Lingerie and Learning a Language

Yesterday’s post about Ecco Italia’s lingerie night, where they take women (only) to a boutique and teach them what Italians might call each of the flimsy objects on the rack, got me excited thinking about ways to learn a language.

I’m a visual learner. At least that’s what Martha asserts, and she’s a teacher. It’s true that I seem to learn a language faster while I’m seeing it in action—or at least forming vivid and sometimes lascivious images in my head.
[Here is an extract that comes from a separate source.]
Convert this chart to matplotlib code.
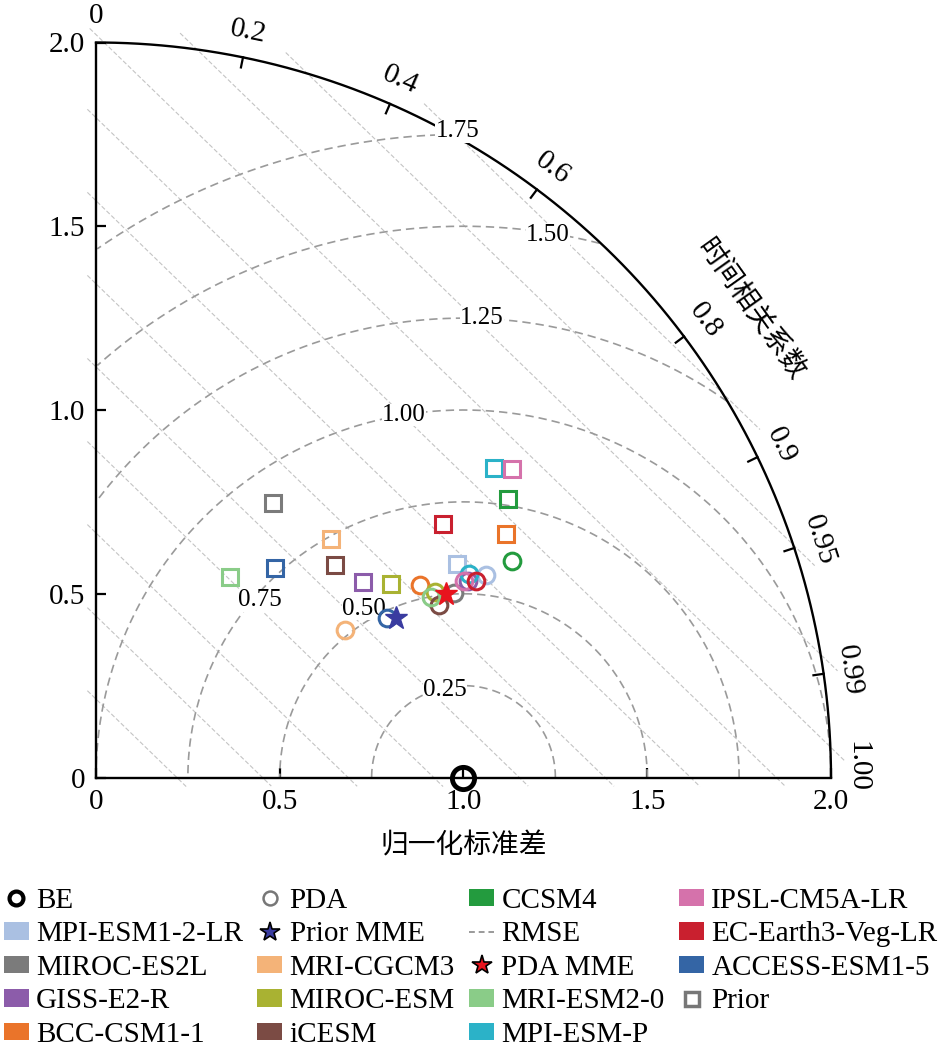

Sitting at the University for Foreigners in Perugia and trying the classroom approach for a month crammed a lot of words into me—many of which I’ve forgotten, even though I make frequent trips to Italy and have to use Italian with all my neighbors—but I don’t feel as fluent as I should. What I crave is the Ecco Italia type of experience, of going out and seeing what people are talking about (slowly) so that I can naturally associate objects with the appropriate words without translating them in my head.

I remember the PBS series “French in Action.” It featured a fine young French woman and the bumbling American who was supposed to be nurturing a relationship with her. I actually enjoyed the show. “Mireille” was the type of young woman who made you hang on every word like it was a gift from the gods. I actually learned some French watching her do what she did in life.

Then again, sometimes it seems to take an event leading to a vivid mental image in order to get foreign words to stick in my head. Like many people, I can study the same words day after day and when someone uses them in a sentence a week later, there I sit, hemming and hawing, trying to recall them.

Yet when I come to a door with the word “spingere” written upon it, I automatically know to push. It’s not that I studied this word day after day until it wormed its way into my unconsciousness—no, I happened to be reeling over yet another blunder: pulling on the handle of an Italian door hard enough to make the tendons in my arm recoil and vibrate like an overstretched rubber band and looking like a complete, broken-down idiot in the process.

So my friend says to me, “ya know, I always remember spingere. It’s what the women in Italian comic book porn always say. In fact, it’s about the only thing.”

Spingere! Spingere! Spingere!

Push yourself to learn a language. It’s good for you. Plus, everything held in low regard by a prudish society can help you achieve fluency: comic books, porn, and dumbed down television shows in French.

Oh, and lingerie, too—if you have someone along who can explain the Italian nuances of all those straps and clasps and things.